The Craft Beer Industry Report And Status
A report on the matter was released by the Brewers Association. This is an American trade group established back in 2005. It includes more than 7,200 brewers, suppliers, distributors, craft beer retailers, individuals promoting such products, and breweries in planning.
According to the Brewers Association report, by the end of 2016, there were 5,301 breweries. 99 percent of them are defined as craft breweries. All were still in operation by the year’s end. 800 of them opened throughout 2016. Across the same year, less than 100 closed. This marks as increases in the area.
The craft beer industry market share presented an increase. It rose from 12.2 percent in 2015 to 12.3 percent for the following year. This followed an upwards trend, characterized by years with a rather more robust increase.
The Brewers Association also stated that the craft beer production was also up. Its numbers increased by 300,000 barrels a year and reached 24.6 million. Over the last four years, this increase was nonetheless higher than in 2016.
Bart Watson stated that “The era of 18 percent growth is over”.
The Reasons Behind The Market’s Slight Results Decrease
Watson is the association’s chief economist. He released this statement during a conference call. Also, the economist offered a basis for this statement.
In general, craft breweries are defined as being independently owned businesses. They are estimated to produce between 15,000 to 6 million barrels each year. According to Watson, the growth rates have become harder to achieve, mostly due to the following reasons. The craft beer industry is maturing. Also, the market may be even becoming saturated.
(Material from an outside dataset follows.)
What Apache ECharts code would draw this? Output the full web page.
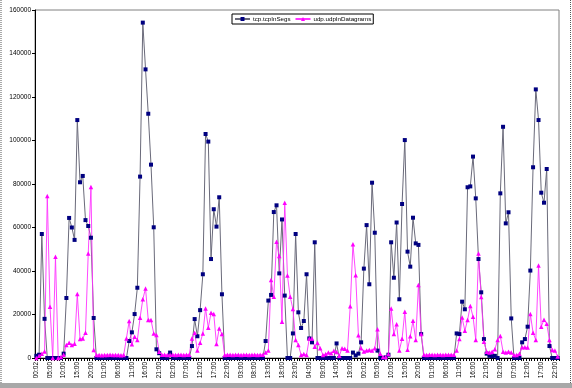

Watson also pointed out another relevant fact. Recently, big-name corporations have been acquiring several crafts of the U.S. craft breweries list. This was also established by the Brewers Association. Some such large companies are MillerCoors and Anheuser-BuschInBev.
Such acquisitions affect the craft beer industry results. For example, 1.2 million barrels were reclassified last year alone. This means that they were no longer counted in the craft beer segment. Had those barrels been added, the market’s production would have increased by 6 percent.
Nonetheless, according to Watson, the craft beer industry presents an upwards trend. It shows that consumers are still searching for and choosing such fuller-flavored beers. Reportedly, this is also regardless of their ownership.
Over the past 7 years, the craft beer industry production has almost tripled. Only 9.1 million barrels were registered back in 2009 compared to the 24.6 million ones from 2016.